Les siècles ont légué au Poitou un riche patrimoine artistique, dont Poitiers* n’offre qu’une partie. Le théâtre, le temple et les thermes dégagés par les fouilles de Sanxay sont les principaux témoins de la civilisation gallo-romaine. Peu de provinces montrent encore autant de monuments ou de vestiges des périodes paléochrétienne, mérovingienne et carolingienne : à Civaux, une église remontant sans doute au ve s. ; à Saint-Maixent, la crypte de Saint-Léger (viie s.) ; à Saint-Généroux, une église carolingienne, comme à Saint-Pierre-les-Églises (Chauvigny).

C’est dans la période romane que l’art en Poitou a connu son apogée. Le roman poitevin est la maîtresse branche de ce roman de l’Ouest dont le domaine embrasse aussi la Saintonge, l’Angoumois, le pays bordelais, l’Anjou.

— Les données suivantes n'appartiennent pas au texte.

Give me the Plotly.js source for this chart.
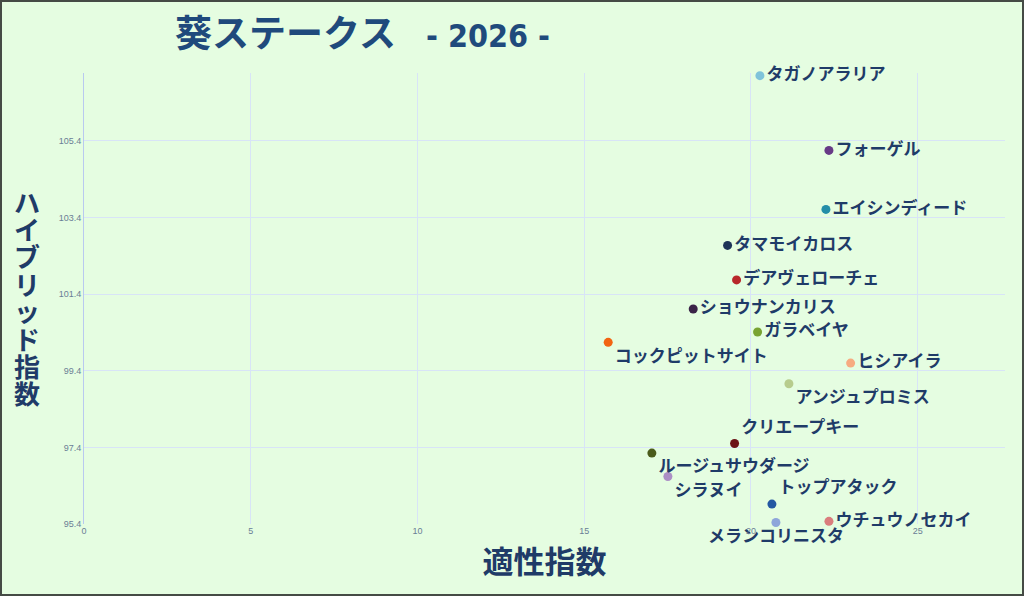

Parmi ses caractéristiques, on relève : la nef haute et aveugle, voûtée en berceau ; les bas-côtés presque aussi élevés qu’elle, afin d’en assurer l’équilibre et l’éclairage ; des piles très élancées, de section souvent quadrilobée, faisant place parfois à de simples colonnes ; une coupole à la croisée du transept ; la présence fréquente d’un déambulatoire et de chapelles rayonnantes. Tout cela apparaît fixé dès le xie s. sous une forme majestueuse et sévère. La façade est alors très souvent masquée par un robuste clocher-porche carré. Rien n’illustre mieux cette phase que l’abbatiale de Saint-Savin*, où subsiste le plus important ensemble peint de la France romane ; l’abbatiale de Charroux, aujourd’hui ruinée, était exceptionnelle par sa croisée formant une rotonde, dont il ne reste plus que la partie centrale.